- **What the task asks**: Copy out all lines of the records in which the word "script" appears.

- **Provided data**:
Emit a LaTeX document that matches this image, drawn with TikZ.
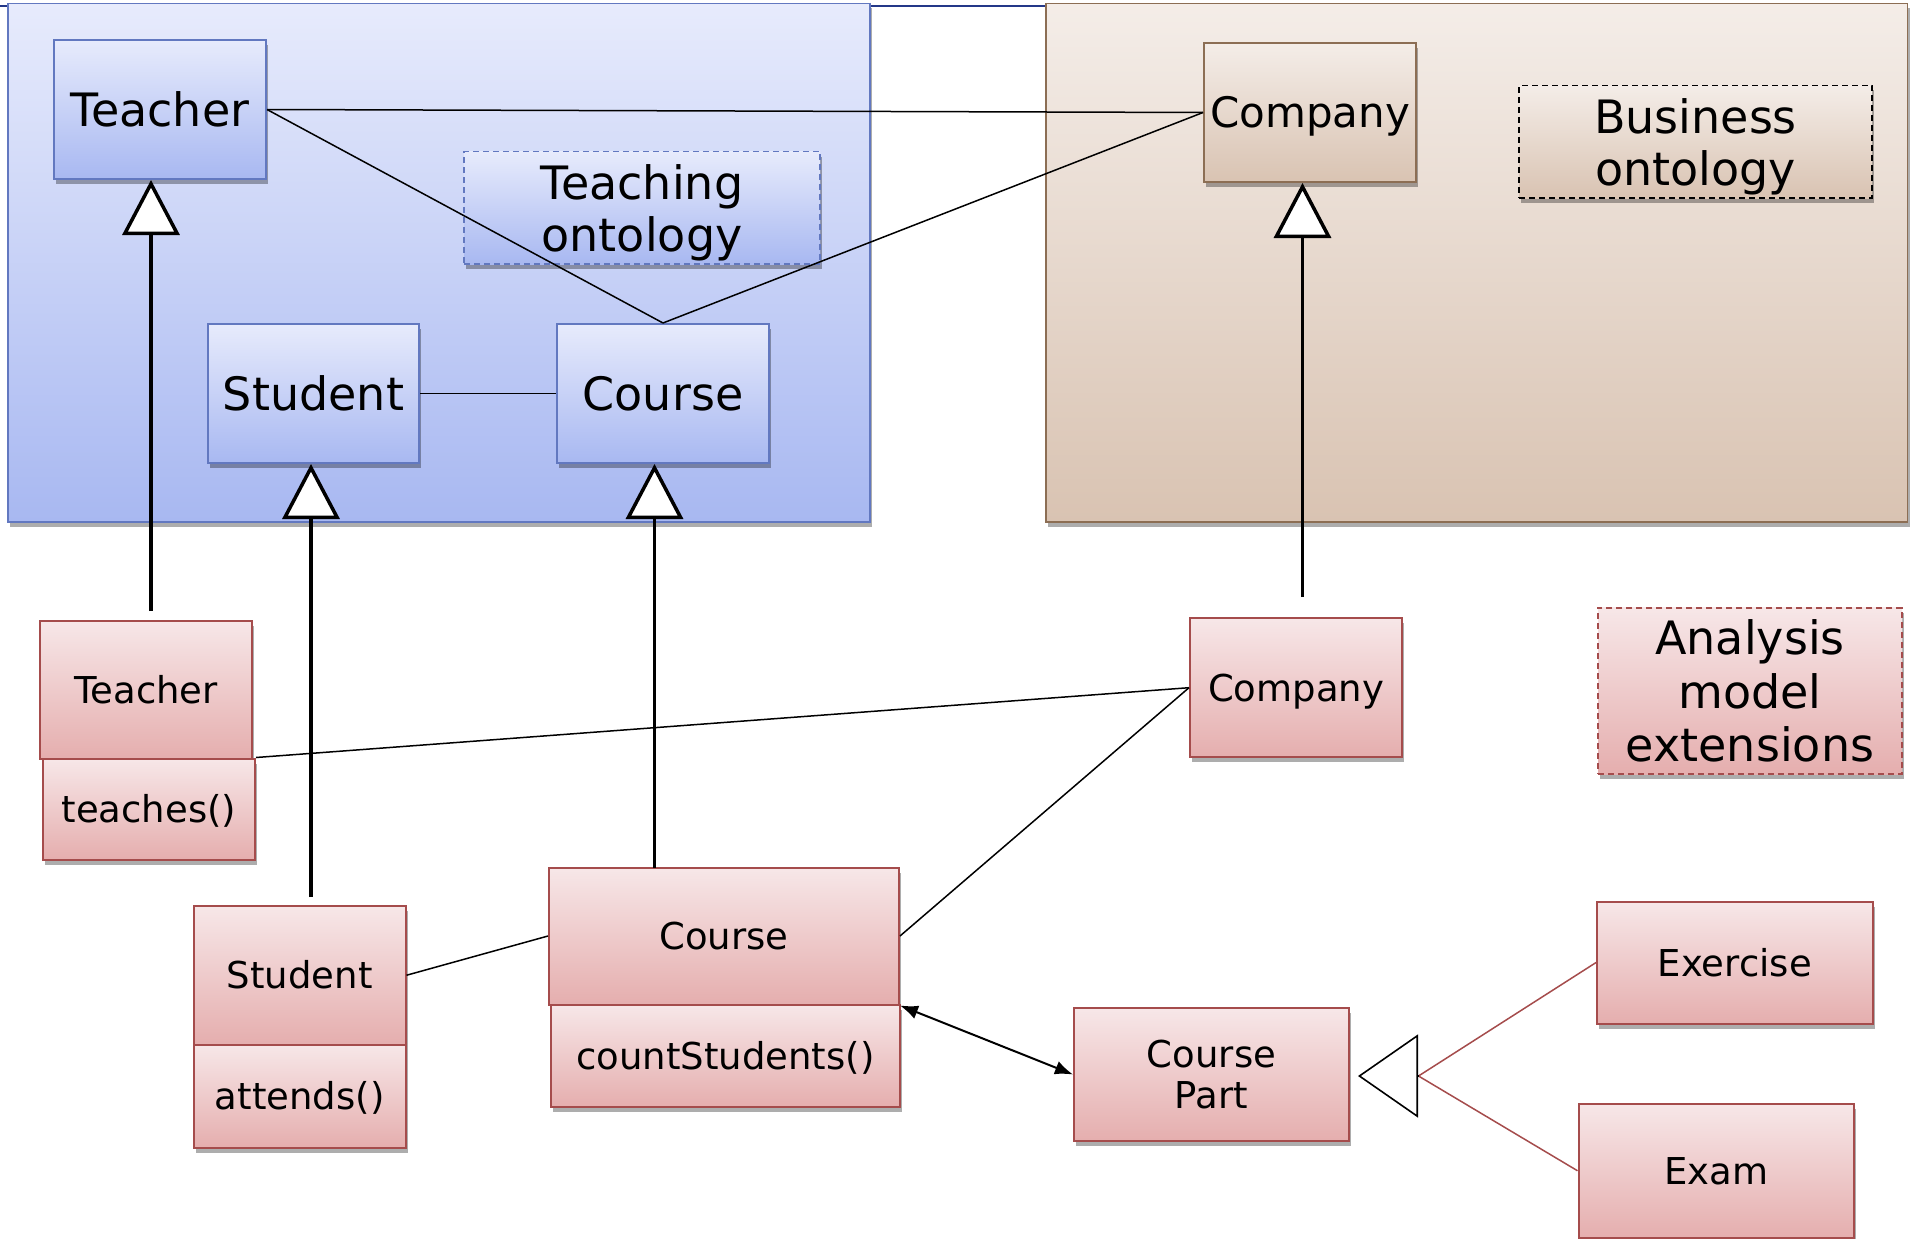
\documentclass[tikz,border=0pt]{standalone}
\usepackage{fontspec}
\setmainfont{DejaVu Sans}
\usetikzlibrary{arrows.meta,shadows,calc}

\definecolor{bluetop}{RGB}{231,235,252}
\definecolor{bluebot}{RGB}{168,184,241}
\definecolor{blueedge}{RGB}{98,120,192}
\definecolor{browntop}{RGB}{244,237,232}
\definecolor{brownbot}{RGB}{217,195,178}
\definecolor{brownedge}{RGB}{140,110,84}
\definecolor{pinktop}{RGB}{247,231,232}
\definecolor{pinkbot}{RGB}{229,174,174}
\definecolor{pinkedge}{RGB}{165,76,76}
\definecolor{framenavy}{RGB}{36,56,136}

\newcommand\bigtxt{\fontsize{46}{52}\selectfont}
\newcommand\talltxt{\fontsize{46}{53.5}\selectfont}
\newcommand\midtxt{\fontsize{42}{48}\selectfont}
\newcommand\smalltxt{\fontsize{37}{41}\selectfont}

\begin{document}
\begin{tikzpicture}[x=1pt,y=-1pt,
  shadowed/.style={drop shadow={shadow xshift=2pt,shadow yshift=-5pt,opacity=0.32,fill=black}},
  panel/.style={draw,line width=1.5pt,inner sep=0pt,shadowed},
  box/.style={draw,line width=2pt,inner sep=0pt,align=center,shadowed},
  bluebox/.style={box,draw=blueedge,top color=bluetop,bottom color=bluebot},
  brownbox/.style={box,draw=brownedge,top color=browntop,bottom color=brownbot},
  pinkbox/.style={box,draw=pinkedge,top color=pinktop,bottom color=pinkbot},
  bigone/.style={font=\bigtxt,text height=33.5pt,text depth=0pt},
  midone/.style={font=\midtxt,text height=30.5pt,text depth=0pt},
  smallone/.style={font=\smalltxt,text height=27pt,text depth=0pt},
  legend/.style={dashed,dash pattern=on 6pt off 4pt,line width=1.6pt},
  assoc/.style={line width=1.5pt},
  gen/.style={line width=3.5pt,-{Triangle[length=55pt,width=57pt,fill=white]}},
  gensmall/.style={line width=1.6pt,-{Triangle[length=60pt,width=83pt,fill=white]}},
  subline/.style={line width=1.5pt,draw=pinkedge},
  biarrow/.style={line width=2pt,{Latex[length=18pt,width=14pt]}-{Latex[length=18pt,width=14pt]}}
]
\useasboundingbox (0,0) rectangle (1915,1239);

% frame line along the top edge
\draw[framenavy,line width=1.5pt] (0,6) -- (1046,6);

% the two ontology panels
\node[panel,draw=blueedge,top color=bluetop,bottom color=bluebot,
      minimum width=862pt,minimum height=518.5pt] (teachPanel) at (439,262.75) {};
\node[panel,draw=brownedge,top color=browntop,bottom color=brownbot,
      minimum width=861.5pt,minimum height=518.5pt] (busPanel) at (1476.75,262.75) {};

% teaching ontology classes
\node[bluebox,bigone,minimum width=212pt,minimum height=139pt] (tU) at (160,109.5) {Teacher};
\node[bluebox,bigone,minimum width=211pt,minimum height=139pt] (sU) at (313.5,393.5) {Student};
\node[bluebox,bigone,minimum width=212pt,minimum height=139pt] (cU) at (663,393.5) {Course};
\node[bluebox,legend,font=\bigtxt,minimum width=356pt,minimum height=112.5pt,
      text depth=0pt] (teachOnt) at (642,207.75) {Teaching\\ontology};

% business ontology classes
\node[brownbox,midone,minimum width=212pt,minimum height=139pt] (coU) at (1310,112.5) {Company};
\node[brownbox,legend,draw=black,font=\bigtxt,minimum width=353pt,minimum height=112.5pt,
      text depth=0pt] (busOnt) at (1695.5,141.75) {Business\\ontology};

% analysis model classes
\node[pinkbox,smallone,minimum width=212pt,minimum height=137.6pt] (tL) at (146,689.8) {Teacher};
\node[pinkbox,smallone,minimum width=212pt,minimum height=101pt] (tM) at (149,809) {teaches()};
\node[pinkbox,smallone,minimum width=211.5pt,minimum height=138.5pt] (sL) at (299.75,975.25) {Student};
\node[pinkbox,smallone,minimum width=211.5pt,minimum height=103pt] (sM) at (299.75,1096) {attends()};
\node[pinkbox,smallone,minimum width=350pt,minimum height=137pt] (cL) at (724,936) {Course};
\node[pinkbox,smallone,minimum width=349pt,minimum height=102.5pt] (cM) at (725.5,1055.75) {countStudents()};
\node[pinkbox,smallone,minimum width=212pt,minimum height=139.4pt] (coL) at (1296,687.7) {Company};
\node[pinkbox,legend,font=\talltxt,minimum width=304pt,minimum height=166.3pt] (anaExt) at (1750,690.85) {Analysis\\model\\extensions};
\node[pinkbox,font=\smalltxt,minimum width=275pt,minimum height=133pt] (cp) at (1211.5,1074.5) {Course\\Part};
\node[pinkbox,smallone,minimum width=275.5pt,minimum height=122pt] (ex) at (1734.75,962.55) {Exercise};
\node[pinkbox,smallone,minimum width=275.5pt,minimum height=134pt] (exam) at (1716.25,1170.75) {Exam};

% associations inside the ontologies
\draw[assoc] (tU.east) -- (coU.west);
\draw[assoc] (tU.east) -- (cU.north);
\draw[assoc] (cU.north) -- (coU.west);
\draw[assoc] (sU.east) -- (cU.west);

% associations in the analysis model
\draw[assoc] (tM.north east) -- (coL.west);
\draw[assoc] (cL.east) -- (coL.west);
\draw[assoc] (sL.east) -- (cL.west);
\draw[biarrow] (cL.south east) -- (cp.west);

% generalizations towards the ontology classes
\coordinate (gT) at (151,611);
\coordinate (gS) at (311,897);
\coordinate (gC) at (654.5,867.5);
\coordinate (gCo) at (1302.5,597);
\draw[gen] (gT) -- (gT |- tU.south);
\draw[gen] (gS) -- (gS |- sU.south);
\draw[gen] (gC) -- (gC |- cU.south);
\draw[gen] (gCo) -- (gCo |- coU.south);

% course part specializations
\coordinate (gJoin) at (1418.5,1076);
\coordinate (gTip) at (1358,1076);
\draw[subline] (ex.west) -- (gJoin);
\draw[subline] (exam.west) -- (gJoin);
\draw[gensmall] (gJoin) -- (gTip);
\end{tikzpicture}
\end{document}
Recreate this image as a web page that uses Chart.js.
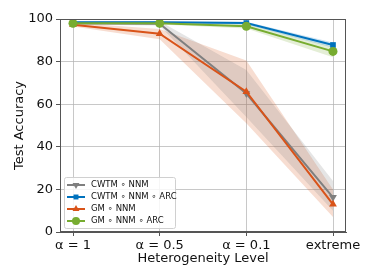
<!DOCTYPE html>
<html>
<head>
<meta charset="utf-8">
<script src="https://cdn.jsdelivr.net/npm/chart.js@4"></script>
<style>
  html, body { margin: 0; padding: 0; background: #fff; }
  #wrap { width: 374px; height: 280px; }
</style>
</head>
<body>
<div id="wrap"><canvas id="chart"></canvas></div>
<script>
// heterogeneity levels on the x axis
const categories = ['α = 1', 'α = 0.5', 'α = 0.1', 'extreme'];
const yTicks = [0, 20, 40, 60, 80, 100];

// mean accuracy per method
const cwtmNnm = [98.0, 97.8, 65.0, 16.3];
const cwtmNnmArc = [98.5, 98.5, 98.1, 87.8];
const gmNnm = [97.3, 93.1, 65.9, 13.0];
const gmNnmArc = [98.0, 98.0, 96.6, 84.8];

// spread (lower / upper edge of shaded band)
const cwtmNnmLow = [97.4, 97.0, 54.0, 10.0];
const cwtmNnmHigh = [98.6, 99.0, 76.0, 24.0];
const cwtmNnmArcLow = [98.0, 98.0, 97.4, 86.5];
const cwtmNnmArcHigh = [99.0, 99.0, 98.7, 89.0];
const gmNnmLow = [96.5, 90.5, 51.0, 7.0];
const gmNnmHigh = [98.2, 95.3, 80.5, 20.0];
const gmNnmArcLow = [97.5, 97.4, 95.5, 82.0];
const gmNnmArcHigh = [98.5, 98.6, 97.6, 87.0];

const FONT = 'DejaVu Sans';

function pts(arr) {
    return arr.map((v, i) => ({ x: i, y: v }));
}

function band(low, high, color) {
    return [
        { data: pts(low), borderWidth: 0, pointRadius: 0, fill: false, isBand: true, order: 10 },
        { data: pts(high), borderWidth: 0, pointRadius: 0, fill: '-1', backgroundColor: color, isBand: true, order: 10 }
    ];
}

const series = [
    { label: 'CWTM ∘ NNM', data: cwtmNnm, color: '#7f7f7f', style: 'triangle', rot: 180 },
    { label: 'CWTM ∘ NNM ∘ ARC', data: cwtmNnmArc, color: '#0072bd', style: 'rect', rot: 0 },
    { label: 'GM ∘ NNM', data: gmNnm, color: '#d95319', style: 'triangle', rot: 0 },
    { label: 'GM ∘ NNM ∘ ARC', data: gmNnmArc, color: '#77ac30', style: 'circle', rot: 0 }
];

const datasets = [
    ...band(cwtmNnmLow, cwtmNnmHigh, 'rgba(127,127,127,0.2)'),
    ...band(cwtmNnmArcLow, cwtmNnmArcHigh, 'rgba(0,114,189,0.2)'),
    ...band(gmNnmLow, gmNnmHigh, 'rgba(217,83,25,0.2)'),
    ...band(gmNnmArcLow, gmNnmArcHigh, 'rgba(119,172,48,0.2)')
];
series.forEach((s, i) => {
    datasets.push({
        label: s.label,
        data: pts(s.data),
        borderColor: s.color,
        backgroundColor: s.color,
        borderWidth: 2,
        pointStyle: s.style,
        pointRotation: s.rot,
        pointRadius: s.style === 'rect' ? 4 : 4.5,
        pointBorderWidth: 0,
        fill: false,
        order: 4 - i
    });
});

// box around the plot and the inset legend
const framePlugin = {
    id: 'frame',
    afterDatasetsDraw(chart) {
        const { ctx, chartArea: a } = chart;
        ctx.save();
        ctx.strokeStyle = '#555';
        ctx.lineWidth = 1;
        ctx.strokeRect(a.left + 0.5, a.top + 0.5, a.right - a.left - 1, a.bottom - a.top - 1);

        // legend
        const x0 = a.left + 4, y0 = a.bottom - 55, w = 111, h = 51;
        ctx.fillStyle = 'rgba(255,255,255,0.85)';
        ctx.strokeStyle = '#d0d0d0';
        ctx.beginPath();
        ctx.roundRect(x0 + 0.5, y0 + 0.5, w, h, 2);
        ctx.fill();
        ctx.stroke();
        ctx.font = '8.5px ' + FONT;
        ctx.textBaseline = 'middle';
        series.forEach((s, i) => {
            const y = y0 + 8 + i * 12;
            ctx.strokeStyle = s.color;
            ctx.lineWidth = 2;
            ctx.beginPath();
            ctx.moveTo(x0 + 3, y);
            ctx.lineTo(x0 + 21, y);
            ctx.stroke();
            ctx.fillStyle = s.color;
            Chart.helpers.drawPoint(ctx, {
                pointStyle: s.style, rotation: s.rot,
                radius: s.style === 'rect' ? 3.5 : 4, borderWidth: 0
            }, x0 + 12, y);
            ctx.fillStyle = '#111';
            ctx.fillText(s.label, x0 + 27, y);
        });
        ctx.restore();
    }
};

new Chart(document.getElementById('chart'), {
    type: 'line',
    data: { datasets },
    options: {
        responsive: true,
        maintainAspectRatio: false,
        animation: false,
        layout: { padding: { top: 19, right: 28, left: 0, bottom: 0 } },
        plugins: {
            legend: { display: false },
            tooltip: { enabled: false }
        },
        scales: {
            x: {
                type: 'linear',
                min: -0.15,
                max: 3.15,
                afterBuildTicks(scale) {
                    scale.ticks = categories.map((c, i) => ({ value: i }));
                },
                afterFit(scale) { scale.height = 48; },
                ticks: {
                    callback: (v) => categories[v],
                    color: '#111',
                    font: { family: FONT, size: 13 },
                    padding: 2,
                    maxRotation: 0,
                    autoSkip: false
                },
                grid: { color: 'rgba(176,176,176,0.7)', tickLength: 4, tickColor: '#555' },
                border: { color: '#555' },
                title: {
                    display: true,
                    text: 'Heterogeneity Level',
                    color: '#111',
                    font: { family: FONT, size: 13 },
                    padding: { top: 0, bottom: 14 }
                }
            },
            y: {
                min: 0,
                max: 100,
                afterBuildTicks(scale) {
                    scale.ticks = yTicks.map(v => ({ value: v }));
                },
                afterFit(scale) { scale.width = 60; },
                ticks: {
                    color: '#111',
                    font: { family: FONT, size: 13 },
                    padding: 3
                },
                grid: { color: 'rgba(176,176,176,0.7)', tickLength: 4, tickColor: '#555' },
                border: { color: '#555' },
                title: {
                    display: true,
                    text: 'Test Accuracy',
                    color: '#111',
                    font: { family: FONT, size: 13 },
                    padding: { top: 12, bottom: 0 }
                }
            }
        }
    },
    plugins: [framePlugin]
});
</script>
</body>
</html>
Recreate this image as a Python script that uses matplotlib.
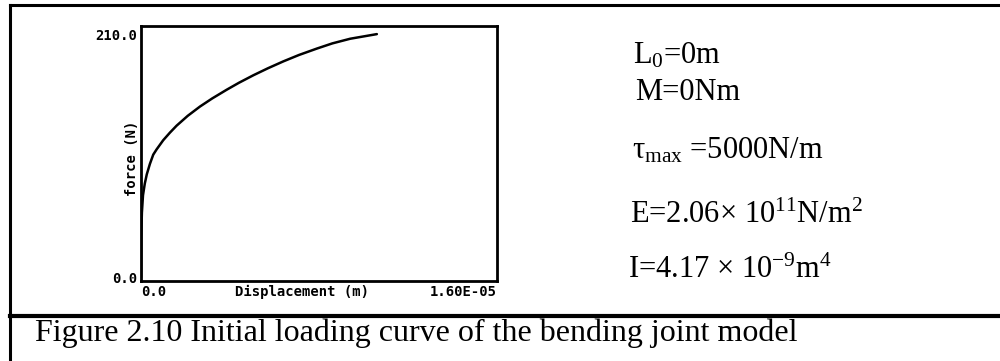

- **Exercise result**:
<script src="https://cdn.jsdelivr.net/npm/chart.js@4"></script>
<script>
</script>
Recreate this image as a Python script that uses matplotlib.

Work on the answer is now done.